Il y a une vanité du type bizarre, aussi. Une concurrence. Quitte à être bizarre, autant ne pas l'être qu'un peu. Il faut être le plus bizarre, le monstre ultime, l'anomalie faite homme. Alors on détaille, on énumère, on accumule. Homosexuel, c'est banal ; gérontophile, l'attention s'éveille ; amoureux secret d'Helen Mirren, le public est captivé. Quoi ? Vous n'êtes qu'agoraphobe ? Mais moi, monsieur, je suis aussi claustrophobe, mycophobe et lépidophobe !

C'est un concours sans fin.

Ma botte secrète, à moi, ce sont mes goûts de chiotte. Hors en matière d'homme, j'ai des goûts admirablement peu sûrs. J'aime la Mairie de Villeurbanne, j'aime une toile appelée Le viol de la vierge, j'aime les transcriptions de Stokowski. Avec ça, on gagne des points, forcément.

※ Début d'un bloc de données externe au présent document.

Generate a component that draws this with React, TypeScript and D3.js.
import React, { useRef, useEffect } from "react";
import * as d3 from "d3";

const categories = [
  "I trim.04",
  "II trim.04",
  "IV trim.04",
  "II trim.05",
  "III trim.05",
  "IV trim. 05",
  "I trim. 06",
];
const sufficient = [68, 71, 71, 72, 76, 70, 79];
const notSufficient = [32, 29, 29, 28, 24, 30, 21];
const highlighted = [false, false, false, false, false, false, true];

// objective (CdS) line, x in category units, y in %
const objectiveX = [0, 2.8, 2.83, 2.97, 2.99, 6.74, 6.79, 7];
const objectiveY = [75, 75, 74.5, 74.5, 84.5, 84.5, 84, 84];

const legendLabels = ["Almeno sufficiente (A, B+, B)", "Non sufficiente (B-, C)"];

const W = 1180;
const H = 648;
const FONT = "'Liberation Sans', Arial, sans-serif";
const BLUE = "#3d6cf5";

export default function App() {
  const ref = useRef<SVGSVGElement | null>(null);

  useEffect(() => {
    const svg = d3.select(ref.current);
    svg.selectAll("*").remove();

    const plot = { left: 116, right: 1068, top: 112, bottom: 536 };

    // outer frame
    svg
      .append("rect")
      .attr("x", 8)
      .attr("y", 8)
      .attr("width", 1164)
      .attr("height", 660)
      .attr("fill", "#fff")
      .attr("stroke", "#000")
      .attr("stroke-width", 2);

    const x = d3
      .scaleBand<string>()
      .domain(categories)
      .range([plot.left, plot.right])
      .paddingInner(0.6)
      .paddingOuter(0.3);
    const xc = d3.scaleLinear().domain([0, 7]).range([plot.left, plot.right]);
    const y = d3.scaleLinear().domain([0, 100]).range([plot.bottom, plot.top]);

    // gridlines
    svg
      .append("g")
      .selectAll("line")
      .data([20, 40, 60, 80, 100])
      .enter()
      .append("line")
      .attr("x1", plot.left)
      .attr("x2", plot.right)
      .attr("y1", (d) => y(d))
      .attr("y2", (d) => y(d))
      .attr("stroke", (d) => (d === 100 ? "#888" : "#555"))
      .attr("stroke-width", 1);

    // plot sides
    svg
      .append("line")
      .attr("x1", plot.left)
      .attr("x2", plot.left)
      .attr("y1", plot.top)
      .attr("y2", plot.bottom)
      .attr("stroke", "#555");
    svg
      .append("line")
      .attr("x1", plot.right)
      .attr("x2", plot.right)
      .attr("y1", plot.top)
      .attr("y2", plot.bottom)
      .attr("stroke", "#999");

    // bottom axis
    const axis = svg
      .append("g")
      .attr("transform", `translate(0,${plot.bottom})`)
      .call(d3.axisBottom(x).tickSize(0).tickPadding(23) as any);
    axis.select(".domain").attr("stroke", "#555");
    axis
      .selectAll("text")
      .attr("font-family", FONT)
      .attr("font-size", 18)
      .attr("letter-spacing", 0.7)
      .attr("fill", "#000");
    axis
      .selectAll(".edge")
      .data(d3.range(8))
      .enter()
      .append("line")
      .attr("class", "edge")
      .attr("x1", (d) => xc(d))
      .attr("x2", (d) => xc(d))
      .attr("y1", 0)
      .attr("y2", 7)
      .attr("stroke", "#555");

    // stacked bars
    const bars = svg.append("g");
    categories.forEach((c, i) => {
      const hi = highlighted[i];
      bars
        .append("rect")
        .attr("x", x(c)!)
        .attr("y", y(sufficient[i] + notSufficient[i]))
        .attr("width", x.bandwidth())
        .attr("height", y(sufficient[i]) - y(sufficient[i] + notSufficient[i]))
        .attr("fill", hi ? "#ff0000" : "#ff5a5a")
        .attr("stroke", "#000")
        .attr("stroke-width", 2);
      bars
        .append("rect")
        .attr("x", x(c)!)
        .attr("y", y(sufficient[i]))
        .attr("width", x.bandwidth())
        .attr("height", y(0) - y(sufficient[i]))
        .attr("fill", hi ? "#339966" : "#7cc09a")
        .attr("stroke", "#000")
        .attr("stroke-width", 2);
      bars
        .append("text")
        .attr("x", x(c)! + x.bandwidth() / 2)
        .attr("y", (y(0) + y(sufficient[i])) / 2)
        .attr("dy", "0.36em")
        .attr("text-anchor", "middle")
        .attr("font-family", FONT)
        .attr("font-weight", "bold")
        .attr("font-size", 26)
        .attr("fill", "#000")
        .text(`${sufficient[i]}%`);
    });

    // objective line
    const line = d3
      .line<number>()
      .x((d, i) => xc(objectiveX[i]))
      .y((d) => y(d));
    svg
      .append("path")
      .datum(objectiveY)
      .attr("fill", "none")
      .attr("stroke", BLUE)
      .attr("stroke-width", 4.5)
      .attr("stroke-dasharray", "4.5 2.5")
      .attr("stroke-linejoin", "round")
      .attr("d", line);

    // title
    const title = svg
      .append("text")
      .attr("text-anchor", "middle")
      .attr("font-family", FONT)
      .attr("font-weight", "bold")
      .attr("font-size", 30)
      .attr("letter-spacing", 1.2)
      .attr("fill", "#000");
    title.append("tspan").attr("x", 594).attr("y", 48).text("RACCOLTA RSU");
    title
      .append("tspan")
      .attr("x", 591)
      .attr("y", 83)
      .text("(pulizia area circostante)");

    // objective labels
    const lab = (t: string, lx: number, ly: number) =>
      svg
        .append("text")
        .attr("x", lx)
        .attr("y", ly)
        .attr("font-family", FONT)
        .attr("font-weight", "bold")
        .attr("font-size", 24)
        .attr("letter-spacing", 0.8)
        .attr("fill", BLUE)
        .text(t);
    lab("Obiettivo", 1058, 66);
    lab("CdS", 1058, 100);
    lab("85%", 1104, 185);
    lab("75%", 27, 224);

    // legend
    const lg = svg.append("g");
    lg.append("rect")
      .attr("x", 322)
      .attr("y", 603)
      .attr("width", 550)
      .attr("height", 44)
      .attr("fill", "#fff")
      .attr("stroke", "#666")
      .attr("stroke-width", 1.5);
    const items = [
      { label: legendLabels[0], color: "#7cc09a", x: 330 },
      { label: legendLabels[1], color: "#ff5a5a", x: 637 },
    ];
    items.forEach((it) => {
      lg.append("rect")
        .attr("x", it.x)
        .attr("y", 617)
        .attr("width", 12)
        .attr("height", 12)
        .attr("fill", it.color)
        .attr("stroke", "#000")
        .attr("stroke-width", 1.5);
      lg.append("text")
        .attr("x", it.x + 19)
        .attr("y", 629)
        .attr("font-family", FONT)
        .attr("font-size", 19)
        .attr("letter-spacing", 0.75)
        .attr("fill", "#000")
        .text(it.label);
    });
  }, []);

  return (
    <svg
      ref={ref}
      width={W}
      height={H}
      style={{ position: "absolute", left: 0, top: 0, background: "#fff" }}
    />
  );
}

Une œuvre pour orgue de Bach jouée par un orchestre de cent vingt musiciens, ça surprend, nécessairement. Et moi de jouer les innocents, toujours : Bah, oui, c'est inorthodoxe, mais il y a pire, certainement. Je jouais contre mon camp, sans le savoir.

Car, oui, il y a pire.

Il y a la transcription de Respighi de la Passacaille et fugue en ut mineur, découverte il y a trois semaines, toute en furie, en fifre et en fanfare. Il y a ce soir celle de Skrowaczewski de la Toccata et fugue en ré mineur. Avec un xylophone dedans. Et des cloches. Et un gong. Et des roulements de cymbales. Des petits bouts d'apocalypse et des morceaux de plâtres qui tombent du plafond si on l'écoute trop fort. Stokowski ? Un baroqueux, par comparaison.

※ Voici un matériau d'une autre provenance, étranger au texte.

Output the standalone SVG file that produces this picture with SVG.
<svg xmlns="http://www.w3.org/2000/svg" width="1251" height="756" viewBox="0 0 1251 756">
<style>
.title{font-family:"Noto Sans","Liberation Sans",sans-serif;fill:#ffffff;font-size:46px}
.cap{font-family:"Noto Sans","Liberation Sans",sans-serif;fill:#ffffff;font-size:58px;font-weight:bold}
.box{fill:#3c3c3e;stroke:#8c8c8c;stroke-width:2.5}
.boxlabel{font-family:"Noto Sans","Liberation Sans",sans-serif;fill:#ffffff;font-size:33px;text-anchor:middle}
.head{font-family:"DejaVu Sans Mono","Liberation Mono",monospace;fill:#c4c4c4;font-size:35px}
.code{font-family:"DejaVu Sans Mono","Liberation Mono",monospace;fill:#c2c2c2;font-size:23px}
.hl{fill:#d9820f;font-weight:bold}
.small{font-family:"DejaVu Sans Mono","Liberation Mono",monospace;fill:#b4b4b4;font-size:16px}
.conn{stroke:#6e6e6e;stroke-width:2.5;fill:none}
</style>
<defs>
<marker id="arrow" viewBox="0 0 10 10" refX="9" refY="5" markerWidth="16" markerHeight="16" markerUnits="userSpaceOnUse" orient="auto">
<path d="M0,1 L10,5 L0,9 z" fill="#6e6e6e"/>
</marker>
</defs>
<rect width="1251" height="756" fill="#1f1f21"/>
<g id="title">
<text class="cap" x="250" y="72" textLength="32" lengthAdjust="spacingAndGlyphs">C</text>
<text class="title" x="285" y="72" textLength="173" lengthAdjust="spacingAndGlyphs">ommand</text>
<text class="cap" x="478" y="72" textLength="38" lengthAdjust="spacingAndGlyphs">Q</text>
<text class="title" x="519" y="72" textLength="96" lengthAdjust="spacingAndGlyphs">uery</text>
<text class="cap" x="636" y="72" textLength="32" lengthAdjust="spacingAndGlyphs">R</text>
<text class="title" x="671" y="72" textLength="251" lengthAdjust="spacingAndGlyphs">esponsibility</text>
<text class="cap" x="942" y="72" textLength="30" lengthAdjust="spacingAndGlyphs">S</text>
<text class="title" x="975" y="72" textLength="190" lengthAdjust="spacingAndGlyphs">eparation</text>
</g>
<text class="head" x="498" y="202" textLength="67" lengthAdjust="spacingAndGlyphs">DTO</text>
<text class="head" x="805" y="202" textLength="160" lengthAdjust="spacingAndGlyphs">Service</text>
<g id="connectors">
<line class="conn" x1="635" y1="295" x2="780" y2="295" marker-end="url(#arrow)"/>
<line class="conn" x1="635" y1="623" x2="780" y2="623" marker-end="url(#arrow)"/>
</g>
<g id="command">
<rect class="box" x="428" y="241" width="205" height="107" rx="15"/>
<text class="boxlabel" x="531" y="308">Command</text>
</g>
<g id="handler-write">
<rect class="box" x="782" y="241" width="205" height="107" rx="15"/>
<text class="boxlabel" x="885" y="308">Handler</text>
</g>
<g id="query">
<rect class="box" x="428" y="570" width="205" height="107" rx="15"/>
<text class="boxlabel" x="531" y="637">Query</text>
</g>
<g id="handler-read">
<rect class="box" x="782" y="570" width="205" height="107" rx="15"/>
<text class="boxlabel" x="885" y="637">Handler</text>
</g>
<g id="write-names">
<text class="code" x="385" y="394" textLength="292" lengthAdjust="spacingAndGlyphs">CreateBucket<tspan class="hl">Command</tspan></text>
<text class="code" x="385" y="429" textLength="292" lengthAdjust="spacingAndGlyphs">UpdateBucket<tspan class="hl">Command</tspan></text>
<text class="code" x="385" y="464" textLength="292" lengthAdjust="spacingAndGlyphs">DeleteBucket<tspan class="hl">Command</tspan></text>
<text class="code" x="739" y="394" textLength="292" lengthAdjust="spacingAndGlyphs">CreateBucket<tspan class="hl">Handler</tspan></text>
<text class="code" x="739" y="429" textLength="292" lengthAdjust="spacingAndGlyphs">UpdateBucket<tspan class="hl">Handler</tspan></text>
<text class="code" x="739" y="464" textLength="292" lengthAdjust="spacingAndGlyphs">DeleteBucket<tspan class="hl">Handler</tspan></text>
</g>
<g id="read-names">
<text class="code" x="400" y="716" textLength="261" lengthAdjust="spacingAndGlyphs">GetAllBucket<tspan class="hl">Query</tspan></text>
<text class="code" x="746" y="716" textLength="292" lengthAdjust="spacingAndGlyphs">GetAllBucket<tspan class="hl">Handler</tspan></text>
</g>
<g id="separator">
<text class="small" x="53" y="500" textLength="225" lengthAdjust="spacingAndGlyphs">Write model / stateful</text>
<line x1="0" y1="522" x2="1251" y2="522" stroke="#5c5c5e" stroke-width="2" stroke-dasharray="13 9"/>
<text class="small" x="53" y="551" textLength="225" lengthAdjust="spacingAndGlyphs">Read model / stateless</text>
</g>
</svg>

Qu'est-ce à dire, alors ? Que j'étais normal, jusqu'à présent - relativement normal, du moins. J'en suis aussi surpris que vous. Mais la découverte de ces petites merveilles me sauve, je reviens dans la course : sauf à écouter de la musique Afghane, on ne doit pas pouvoir trouver beaucoup plus bizarre.

Pour conclure, juste un mot. Sur les ventriloques, encore. Ou sur votre chaussette, plus précisément - appelons-la Huguette. À la reflexion, cousez-lui les yeux avant de l'enfiler, ce sera sans doute moins douloureux.

Commentaires

1. Le vendredi 22 juillet 2005, 00:32 par Camille

Hum... Je suis sûr que M. Tauveron te bat. Il a de la musique afghane, lui...

2. Le vendredi 22 juillet 2005, 08:46 par Virginie

Et de la "musique" de porte qui grince, qu'on avait écoutée pendant un repas (est-ce raisonnable pour la digestion, franchement ?)

3. Le vendredi 22 juillet 2005, 12:21 par Rakh

Dans la toccata et fugue en ré m ou la badinerie dans la transcription de Katsaris, pour piano, on entend aussi les murs s'effondrer-ou du verre fracassé, au choix (dans la badinerie). Il y a des violents...

4. Le lundi 25 juillet 2005, 19:04 par Monster Bill

Virginie : On ne critique pas les "Variations pour une porte et un soupir" de Monsieur Pierre Henry, s'il vous plait. Un créateur comme celui-là, ça se respecte.